Guidelines for Eurostat’s Collection of Indicators from European National Travel Surveys
Linda Christensen, DTU Transport
The paper describes Eurostat's Guidelines for collection of passenger mobility data. Special interest is payed to the method to collect information about urban travel and the problems related to collection of data for medium and long distance travel
Today collection of data from passenger mobility is not mandatory for the European countries. However, DG Move needs data for monitoring the development in urban and long distance mobility to assess the progress against fulfilment of two of the most important goals in the EU White Paper on transport mobility:
• Halve the use of ‘conventionally-fuelled’ cars in urban transport by 2030; phase them out in cities by 2050
• By 2050 the majority of medium-distance passenger transport should go by rail
For years the Greek consultancy Agilis has collected data from the National Travel Surveys and other sources of travel data, e.g. from public transport. At the NTTS 2013 conference Eurostat by Monica Cheneby had a presentation at which she compared indicators from these data. She showed that some of the data were completely non-reliable (e.g. residents in Bulgaria are travelling twice as much as residents in other countries). And in any case the indicators were non-harmonised.
Therefore Eurostat in agreement with DG Move has decided to produce “Guidelines on Passenger Mobility Statistics” which outlines some indicators which Eurostat wants to receive from the Member States. First version of the Guidelines was published in June 2015. An improved version is expected in June 2016. As delivery of data is not mandatory for the Member States Eurostat is furthermore offering Grants to make it attractive for the Member States to develop a National Travel Survey and deliver indicators to Eurostat. Countries which receive a Grant have to deliver the indicators outlined in the Guidelines. Countries which already have a NTS may also receive a Grant for delivering ex-post harmonised data or develop/change their survey so that it fulfils the description in the Guidelines.

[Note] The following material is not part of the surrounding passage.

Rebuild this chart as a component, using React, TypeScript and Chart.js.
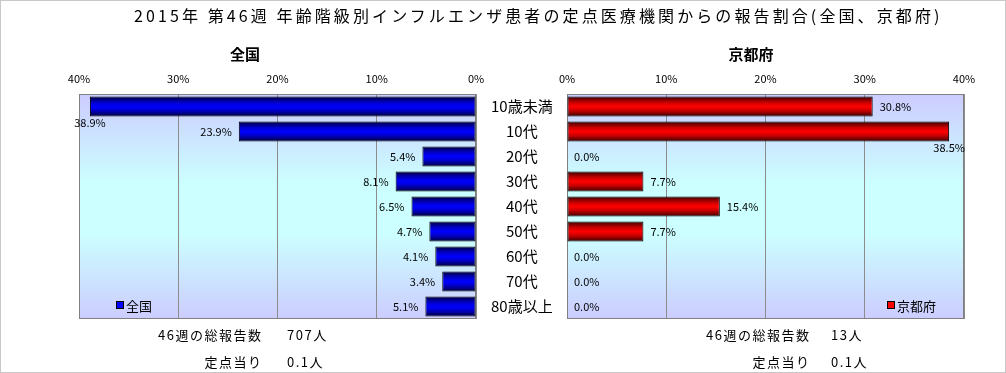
import React, { useEffect, useRef } from 'react';
import { Chart, registerables } from 'chart.js';

Chart.register(...registerables);

const categories = ['10歳未満', '10代', '20代', '30代', '40代', '50代', '60代', '70代', '80歳以上'];
const nationalValues = [38.9, 23.9, 5.4, 8.1, 6.5, 4.7, 4.1, 3.4, 5.1];
const kyotoValues = [30.8, 38.5, 0.0, 7.7, 15.4, 7.7, 0.0, 0.0, 0.0];
const xTicks = [0, 10, 20, 30, 40];

const titleText = '2015年 第46週 年齢階級別インフルエンザ患者の定点医療機関からの報告割合(全国、京都府)';
const nationalName = '全国';
const kyotoName = '京都府';
const totalLabel = '46週の総報告数';
const perSiteLabel = '定点当り';
const nationalTotal = '707人';
const nationalPerSite = '0.1人';
const kyotoTotal = '13人';
const kyotoPerSite = '0.1人';

const FONT = '"Noto Sans CJK JP", "Noto Sans", sans-serif';

const plotBackground = {
  id: 'plotBackground',
  beforeDraw(chart: any) {
    const { ctx, chartArea: a } = chart;
    if (!a) return;
    const g = ctx.createLinearGradient(0, a.top, 0, a.bottom);
    g.addColorStop(0, '#ccccff');
    g.addColorStop(0.4, '#ccffff');
    g.addColorStop(0.62, '#ccffff');
    g.addColorStop(1, '#ccccff');
    ctx.save();
    ctx.fillStyle = g;
    ctx.fillRect(a.left, a.top, a.right - a.left, a.bottom - a.top);
    ctx.restore();
  },
  beforeDatasetsDraw(chart: any) {
    const { ctx, chartArea: a } = chart;
    ctx.save();
    ctx.strokeStyle = '#808080';
    ctx.lineWidth = 1;
    ctx.strokeRect(a.left + 0.5, a.top + 0.5, a.right - a.left - 1, a.bottom - a.top - 1);
    ctx.restore();
  },
};

const barLabels = {
  id: 'barLabels',
  afterDatasetsDraw(chart: any, _args: any, opts: any) {
    const { ctx, chartArea: a } = chart;
    const side = opts.side;
    const ds = chart.data.datasets[0];
    const meta = chart.getDatasetMeta(0);
    ctx.save();
    ctx.font = `11px ${FONT}`;
    ctx.fillStyle = '#000';
    meta.data.forEach((el: any, i: number) => {
      const text = Number(ds.data[i]).toFixed(1) + '%';
      const w = ctx.measureText(text).width;
      const off = 7;
      if (side === 'left') {
        if (el.x - off - w < a.left) {
          ctx.textAlign = 'center';
          ctx.textBaseline = 'top';
          ctx.fillText(text, el.x, el.y + el.height / 2 + 1);
        } else {
          ctx.textAlign = 'right';
          ctx.textBaseline = 'middle';
          ctx.fillText(text, el.x - off, el.y);
        }
      } else {
        if (el.x + off + w > a.right) {
          ctx.textAlign = 'center';
          ctx.textBaseline = 'top';
          ctx.fillText(text, el.x, el.y + el.height / 2 + 1);
        } else {
          ctx.textAlign = 'left';
          ctx.textBaseline = 'middle';
          ctx.fillText(text, el.x + off, el.y);
        }
      }
    });
    ctx.restore();
  },
};

const innerLegend = {
  id: 'innerLegend',
  afterDatasetsDraw(chart: any, _args: any, opts: any) {
    const { ctx, chartArea: a } = chart;
    const ds = chart.data.datasets[0];
    const x = opts.side === 'left' ? a.left + 38 : a.right - 76;
    const y = a.bottom - 14;
    ctx.save();
    ctx.fillStyle = opts.color;
    ctx.fillRect(x, y - 3, 6, 6);
    ctx.strokeStyle = '#000';
    ctx.lineWidth = 1;
    ctx.strokeRect(x - 0.5, y - 3.5, 7, 7);
    ctx.fillStyle = '#000';
    ctx.font = `13px ${FONT}`;
    ctx.textAlign = 'left';
    ctx.textBaseline = 'middle';
    ctx.fillText(ds.label, x + 9, y + 1);
    ctx.restore();
  },
};

function barFill(dark: string, mid: string, bright: string) {
  return (c: any) => {
    const chart = c.chart;
    const ys = chart.scales && chart.scales.y;
    if (!ys || !chart.chartArea || c.dataIndex === undefined) return bright;
    const cy = ys.getPixelForValue(c.dataIndex);
    const half = (ys.height / categories.length) * 0.8 / 2;
    const g = chart.ctx.createLinearGradient(0, cy - half, 0, cy + half);
    g.addColorStop(0, dark);
    g.addColorStop(0.3, mid);
    g.addColorStop(0.5, bright);
    g.addColorStop(0.7, mid);
    g.addColorStop(1, dark);
    return g;
  };
}

function buildConfig(side: 'left' | 'right'): any {
  const isLeft = side === 'left';
  return {
    type: 'bar',
    data: {
      labels: categories,
      datasets: [
        {
          label: isLeft ? nationalName : kyotoName,
          data: isLeft ? nationalValues : kyotoValues,
          backgroundColor: isLeft
            ? barFill('#000038', '#0000c8', '#0000ff')
            : barFill('#380000', '#c80000', '#ff0000'),
          borderColor: '#000000',
          borderWidth: 1,
          borderSkipped: false,
          barPercentage: 0.8,
          categoryPercentage: 1.0,
        },
      ],
    },
    options: {
      indexAxis: 'y',
      responsive: false,
      animation: false,
      events: [],
      layout: {
        padding: isLeft
          ? { left: 79, right: 0, top: 64, bottom: 54 }
          : { left: 27, right: 42, top: 64, bottom: 54 },
      },
      scales: {
        x: {
          type: 'linear',
          position: 'top',
          reverse: isLeft,
          min: 0,
          max: 40,
          afterBuildTicks: (s: any) => {
            s.ticks = xTicks.map((v) => ({ value: v }));
          },
          afterFit: (s: any) => {
            s.height = 30;
          },
          grid: { color: '#8c8c8c', lineWidth: 1, drawTicks: false },
          border: { display: false },
          ticks: {
            color: '#000',
            padding: 9,
            font: { family: FONT, size: 11 },
            callback: (v: any) => `${v}%`,
          },
        },
        y: {
          type: 'category',
          position: 'right',
          display: isLeft,
          afterFit: (s: any) => {
            s.width = isLeft ? 90 : 0;
          },
          grid: { display: false },
          border: { display: false },
          ticks: {
            color: '#000',
            crossAlign: 'center',
            padding: 7,
            font: { family: FONT, size: 15 },
          },
        },
      },
      plugins: {
        legend: { display: false },
        tooltip: { enabled: false },
        barLabels: { side },
        innerLegend: { side, color: isLeft ? '#0000ff' : '#ff0000' },
      },
    },
    plugins: [plotBackground, barLabels, innerLegend],
  };
}

const textBase: React.CSSProperties = {
  position: 'absolute',
  fontFamily: FONT,
  color: '#000',
  whiteSpace: 'nowrap',
};

function Txt(props: {
  children: React.ReactNode;
  x: number;
  y: number;
  align: 'left' | 'right' | 'center';
  size: number;
  ls?: number;
  bold?: boolean;
}) {
  const { x, y, align, size, ls = 0, bold } = props;
  const lh = Math.round(size * 1.4);
  const w = 600;
  let left = x;
  if (align === 'right') left = x - w + ls;
  if (align === 'center') left = x - w / 2 + ls / 2;
  return (
    <div
      style={{
        ...textBase,
        left,
        top: y - lh / 2,
        width: w,
        lineHeight: `${lh}px`,
        fontSize: size,
        letterSpacing: ls,
        fontWeight: bold ? 700 : 400,
        textAlign: align,
      }}
    >
      {props.children}
    </div>
  );
}

export default function App() {
  const leftRef = useRef<HTMLCanvasElement>(null);
  const rightRef = useRef<HTMLCanvasElement>(null);

  useEffect(() => {
    const l = new Chart(leftRef.current as HTMLCanvasElement, buildConfig('left'));
    const r = new Chart(rightRef.current as HTMLCanvasElement, buildConfig('right'));
    return () => {
      l.destroy();
      r.destroy();
    };
  }, []);

  return (
    <div
      style={{
        position: 'absolute',
        left: 0,
        top: 0,
        width: 1006,
        height: 373,
        boxSizing: 'border-box',
        border: '1px solid #c8c8c8',
        background: '#ffffff',
        overflow: 'hidden',
      }}
    >
      <canvas
        ref={leftRef}
        width={566}
        height={373}
        style={{ position: 'absolute', left: -1, top: -1, width: 566, height: 373 }}
      />
      <canvas
        ref={rightRef}
        width={466}
        height={373}
        style={{ position: 'absolute', left: 539, top: -1, width: 466, height: 373 }}
      />
      <Txt x={133} y={14} align="left" size={16} ls={3.1}>
        {titleText}
      </Txt>
      <Txt x={244} y={52} align="center" size={15} bold>
        {nationalName}
      </Txt>
      <Txt x={750} y={52} align="center" size={15} bold>
        {kyotoName}
      </Txt>
      <Txt x={260} y={334} align="right" size={13} ls={1.5}>
        {totalLabel}
      </Txt>
      <Txt x={286} y={334} align="left" size={13} ls={1.5}>
        {nationalTotal}
      </Txt>
      <Txt x={260} y={361} align="right" size={13} ls={1.5}>
        {perSiteLabel}
      </Txt>
      <Txt x={286} y={361} align="left" size={13} ls={1.5}>
        {nationalPerSite}
      </Txt>
      <Txt x={808} y={334} align="right" size={13} ls={1.5}>
        {totalLabel}
      </Txt>
      <Txt x={830} y={334} align="left" size={13} ls={1.5}>
        {kyotoTotal}
      </Txt>
      <Txt x={808} y={361} align="right" size={13} ls={1.5}>
        {perSiteLabel}
      </Txt>
      <Txt x={830} y={361} align="left" size={13} ls={1.5}>
        {kyotoPerSite}
      </Txt>
    </div>
  );
}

The presentation will include
1. An overview of countries which by the end of 2017 will have a NTS in accordance or not with the guidelines
2. A presentation of the main indicators from the Guidelines.
From the Guidelines the emphasize will be on presentation of
1. The daily indicators as number of trips, km, and min per person per day by mode, purpose and weekday/weekend, and distance band (0-100 km, 100-300 km)
2. Discussion of the problems with the share of respondents without a trip
3. How to present the indicators on urban and non-urban areas
4. Indicators on medium (300-1000 km) and long distance ( 300 km)
Ad. 2. The share of no trip makers seems to be more influenced by data collection method and quality than by real behaviour. Data collected by Cost SHANTI shows a variation between 8 and 28%! The Guidelines therefore suggest the indicators per trip, km and min to be collected per traveller (person travelling) instead of per respondent. However, this cannot be used for upscaling to overall kilometres per year which also have to be delivered to Eurostat. So, how can we handle the problems with this share of no trip makers?
Ad. 3 Due to the overall goal of reduction of conventional fuelled cars in urban areas ‘Urban kilometres’ have to be defined and measured. A definition has been chosen in the version of the Guidelines published in June 2015. However, how to handle trips between rural and urban areas had not found a solution and will be presented in an improved version of the Guidelines in spring 2016.
Ad. 4 The most complicated question for the guidelines is how to handle medium and long distance travel because they can only be handled in a retrospective survey. When adding this to the daily survey the risk is that the questionnaire is getting too long.